While it is not dispositive in this case, we note that the Zoning Hearing Board did err in concluding that the appellant was not entitled to relief because he had purchased the property with knowledge of its nonconformity and for a distress value and thus experienced only an economic hardship.
We recognize the teachings of Manayunk Neighborhood Council v. Zoning Board of Adjustment of the City of Philadelphia, 815 A.2d 653, 657 (Pa. Commw. 2002) that generally the transfer of property does not create a *219hardship. While in human terms, the appellant’s indifference to the potential impact which his development of a dramatically undersized lot will have upon those who reside nearby is made the more irksome by his acquisition of the parcel at a nominal price, nevertheless the circumstances by which he acquired the property cannot be a basis upon which to deny him relief to which he would otherwise have been entitled. In the instant case appellant failed to establish that entitlement.
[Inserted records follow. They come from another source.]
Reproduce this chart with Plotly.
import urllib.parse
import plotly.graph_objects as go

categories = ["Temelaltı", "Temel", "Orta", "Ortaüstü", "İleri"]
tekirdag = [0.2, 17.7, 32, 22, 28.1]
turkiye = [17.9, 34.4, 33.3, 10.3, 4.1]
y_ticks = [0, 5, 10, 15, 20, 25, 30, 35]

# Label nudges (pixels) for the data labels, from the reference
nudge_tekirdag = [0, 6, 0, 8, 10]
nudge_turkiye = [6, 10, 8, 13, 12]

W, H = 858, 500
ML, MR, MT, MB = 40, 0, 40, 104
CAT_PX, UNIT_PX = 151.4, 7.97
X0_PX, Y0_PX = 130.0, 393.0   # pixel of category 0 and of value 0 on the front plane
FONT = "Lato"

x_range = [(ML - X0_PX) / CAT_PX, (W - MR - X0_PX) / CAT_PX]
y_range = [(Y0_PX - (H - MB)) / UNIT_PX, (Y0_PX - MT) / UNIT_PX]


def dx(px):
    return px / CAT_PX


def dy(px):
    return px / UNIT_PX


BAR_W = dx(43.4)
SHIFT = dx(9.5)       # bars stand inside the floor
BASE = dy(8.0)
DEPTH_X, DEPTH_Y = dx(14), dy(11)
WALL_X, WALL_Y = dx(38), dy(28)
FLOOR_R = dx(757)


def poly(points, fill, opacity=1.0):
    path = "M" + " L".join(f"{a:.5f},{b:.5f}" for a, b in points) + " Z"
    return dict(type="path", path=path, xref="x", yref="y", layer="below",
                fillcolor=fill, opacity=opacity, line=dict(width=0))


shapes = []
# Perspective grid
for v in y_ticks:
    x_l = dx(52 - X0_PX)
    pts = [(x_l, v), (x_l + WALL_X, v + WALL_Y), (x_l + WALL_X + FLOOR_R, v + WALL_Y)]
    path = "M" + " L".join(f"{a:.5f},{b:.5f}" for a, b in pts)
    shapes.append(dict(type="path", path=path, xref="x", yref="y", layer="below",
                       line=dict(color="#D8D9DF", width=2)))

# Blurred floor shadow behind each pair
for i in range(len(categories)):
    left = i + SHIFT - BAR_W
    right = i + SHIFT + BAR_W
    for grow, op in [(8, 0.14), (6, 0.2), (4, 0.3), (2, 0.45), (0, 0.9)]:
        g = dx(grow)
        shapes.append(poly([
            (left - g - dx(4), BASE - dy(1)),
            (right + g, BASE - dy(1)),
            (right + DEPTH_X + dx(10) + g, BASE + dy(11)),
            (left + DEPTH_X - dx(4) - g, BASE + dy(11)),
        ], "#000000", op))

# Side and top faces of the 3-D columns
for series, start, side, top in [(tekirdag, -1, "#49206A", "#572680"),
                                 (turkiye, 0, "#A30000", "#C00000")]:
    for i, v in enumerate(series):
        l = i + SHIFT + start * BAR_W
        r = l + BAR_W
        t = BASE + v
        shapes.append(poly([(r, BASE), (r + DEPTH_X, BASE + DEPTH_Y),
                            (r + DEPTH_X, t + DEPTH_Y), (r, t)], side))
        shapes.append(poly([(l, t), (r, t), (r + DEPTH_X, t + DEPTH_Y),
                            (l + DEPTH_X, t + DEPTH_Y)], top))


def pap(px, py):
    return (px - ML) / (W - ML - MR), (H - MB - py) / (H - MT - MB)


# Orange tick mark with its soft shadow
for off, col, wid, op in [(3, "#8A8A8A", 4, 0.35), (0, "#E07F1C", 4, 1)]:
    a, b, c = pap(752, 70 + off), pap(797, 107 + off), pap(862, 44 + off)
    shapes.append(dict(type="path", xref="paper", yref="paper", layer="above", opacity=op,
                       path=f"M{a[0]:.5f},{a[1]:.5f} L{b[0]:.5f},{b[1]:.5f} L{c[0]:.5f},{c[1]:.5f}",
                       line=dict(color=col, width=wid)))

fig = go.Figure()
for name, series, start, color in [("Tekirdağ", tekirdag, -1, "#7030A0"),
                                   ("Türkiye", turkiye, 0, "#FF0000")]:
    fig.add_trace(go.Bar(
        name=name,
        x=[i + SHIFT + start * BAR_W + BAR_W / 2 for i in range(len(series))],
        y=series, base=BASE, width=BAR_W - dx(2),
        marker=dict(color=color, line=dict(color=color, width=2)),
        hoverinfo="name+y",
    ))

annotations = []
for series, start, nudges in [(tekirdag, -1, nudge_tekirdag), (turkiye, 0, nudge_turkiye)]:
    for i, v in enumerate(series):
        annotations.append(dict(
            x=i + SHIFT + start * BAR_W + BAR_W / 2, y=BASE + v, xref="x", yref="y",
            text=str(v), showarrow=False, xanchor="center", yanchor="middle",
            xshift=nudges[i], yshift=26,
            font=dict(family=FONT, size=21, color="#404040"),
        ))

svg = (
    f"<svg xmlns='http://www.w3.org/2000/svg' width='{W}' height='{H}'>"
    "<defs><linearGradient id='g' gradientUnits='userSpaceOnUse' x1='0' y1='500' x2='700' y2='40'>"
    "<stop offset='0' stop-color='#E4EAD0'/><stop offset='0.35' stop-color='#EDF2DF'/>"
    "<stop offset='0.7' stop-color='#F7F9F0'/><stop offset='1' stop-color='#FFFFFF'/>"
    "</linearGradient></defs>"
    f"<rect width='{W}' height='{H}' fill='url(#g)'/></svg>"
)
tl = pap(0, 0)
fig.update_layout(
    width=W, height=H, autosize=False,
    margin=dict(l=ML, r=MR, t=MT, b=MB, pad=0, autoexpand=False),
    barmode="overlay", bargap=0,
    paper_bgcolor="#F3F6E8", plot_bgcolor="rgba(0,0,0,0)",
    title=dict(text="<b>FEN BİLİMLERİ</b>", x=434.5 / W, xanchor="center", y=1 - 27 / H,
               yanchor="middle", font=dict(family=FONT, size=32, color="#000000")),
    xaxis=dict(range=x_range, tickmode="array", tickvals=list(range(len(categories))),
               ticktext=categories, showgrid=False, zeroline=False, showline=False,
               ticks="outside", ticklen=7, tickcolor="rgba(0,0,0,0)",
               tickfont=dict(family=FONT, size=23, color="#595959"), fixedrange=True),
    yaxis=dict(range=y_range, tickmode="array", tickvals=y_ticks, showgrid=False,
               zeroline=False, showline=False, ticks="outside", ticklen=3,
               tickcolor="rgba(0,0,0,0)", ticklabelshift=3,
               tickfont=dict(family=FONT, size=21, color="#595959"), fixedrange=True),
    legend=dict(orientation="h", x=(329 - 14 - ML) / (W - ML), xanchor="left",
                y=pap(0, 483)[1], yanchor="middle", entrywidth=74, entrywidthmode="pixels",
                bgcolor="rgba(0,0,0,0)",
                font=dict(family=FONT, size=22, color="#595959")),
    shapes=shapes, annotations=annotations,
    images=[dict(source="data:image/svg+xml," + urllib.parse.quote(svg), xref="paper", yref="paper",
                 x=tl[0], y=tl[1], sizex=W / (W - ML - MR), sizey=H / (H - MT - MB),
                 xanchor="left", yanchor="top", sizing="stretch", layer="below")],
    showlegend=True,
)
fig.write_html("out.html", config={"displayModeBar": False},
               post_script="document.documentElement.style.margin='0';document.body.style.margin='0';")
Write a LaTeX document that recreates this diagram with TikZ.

For the foregoing reasons, we are satisfied that the Zoning Hearing Board of Springfield Township did not err in denying the appellant the special exception and multiple variances he sought in this matter.
. In Cutler the decision in dispute involved a conditional use— essentially a special exception which is decided by the governing body of the municipality. While the approval criterion in question was the adequacy of basins proposed for ground water recharge rather than the feasibility of a well for ground water extraction, we perceive that case to be conceptually similar to the instant matter.